▶ [Records supplied]
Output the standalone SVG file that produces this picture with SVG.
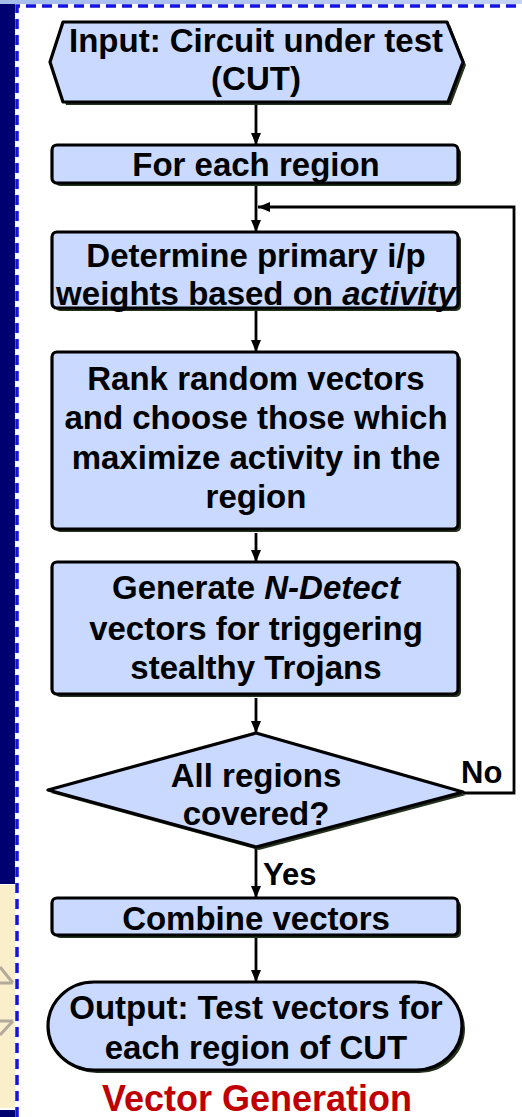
...
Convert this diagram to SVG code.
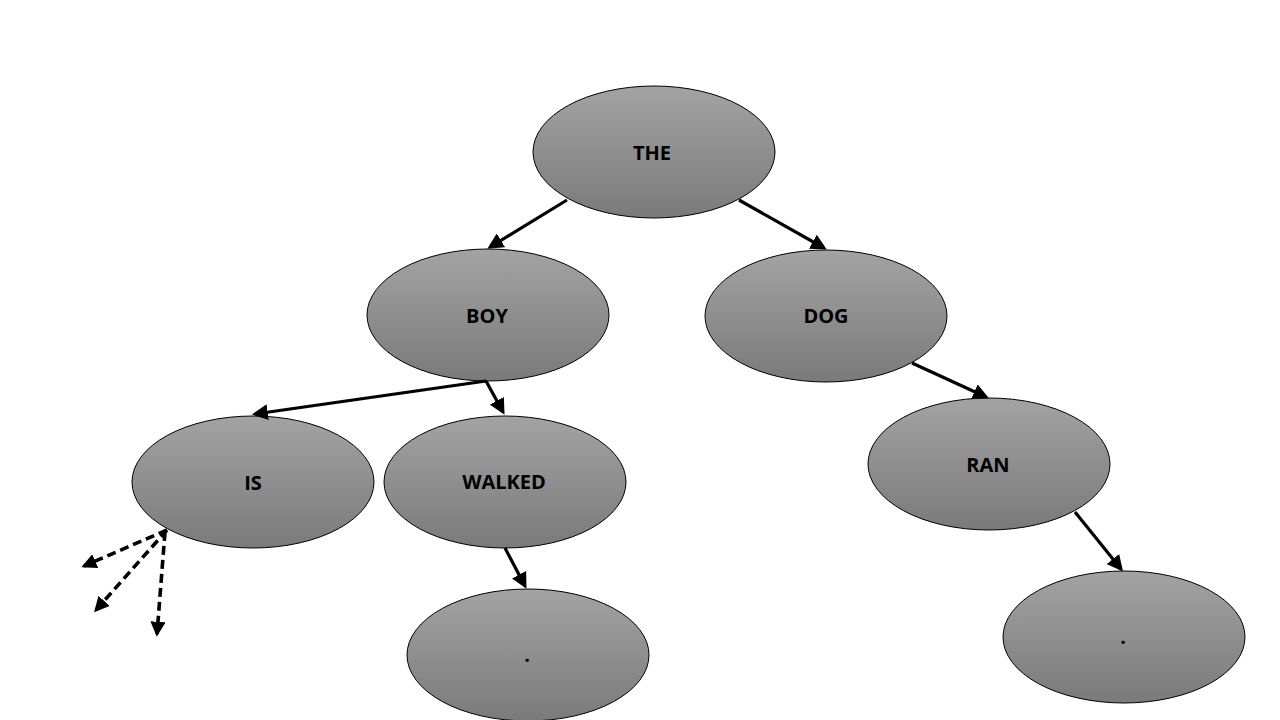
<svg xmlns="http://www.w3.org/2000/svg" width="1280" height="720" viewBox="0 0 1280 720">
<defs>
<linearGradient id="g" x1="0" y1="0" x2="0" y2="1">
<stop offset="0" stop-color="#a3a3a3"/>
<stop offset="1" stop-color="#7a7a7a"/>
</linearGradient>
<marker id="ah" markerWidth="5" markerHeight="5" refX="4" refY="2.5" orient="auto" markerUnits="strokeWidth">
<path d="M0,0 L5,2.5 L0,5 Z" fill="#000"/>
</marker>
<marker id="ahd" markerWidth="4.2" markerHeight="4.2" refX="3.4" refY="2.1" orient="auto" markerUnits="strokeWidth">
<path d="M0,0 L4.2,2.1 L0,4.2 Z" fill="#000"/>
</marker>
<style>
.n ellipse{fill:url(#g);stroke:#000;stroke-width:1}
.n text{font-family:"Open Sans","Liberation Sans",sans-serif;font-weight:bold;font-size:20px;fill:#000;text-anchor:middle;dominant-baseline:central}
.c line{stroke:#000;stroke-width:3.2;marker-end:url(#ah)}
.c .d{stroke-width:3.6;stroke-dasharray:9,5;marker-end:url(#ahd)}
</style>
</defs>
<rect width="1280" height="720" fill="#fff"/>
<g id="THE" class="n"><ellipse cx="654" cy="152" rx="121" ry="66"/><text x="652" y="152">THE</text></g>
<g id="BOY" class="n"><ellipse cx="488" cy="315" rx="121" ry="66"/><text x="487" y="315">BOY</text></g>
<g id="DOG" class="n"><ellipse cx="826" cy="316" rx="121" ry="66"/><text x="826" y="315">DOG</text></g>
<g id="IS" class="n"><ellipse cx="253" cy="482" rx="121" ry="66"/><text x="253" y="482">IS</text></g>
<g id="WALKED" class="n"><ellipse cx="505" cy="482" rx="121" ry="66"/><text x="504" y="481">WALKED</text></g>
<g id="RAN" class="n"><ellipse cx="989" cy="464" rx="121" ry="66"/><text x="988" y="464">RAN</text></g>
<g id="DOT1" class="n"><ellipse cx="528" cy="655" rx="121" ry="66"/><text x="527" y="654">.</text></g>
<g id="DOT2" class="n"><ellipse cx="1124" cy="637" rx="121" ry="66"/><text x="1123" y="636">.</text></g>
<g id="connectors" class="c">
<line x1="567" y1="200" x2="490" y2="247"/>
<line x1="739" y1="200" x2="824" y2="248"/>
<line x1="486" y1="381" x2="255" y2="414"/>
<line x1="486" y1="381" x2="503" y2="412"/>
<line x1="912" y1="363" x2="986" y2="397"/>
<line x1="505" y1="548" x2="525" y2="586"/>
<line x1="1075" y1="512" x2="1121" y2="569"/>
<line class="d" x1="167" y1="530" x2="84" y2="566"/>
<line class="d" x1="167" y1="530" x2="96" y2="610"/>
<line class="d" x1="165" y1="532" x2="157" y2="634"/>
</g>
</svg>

▶ [Description of the task]
In the records above, collect each line with "this".

▶ [Written response]
Output the standalone SVG file that produces this picture with SVG.
Convert this diagram to SVG code.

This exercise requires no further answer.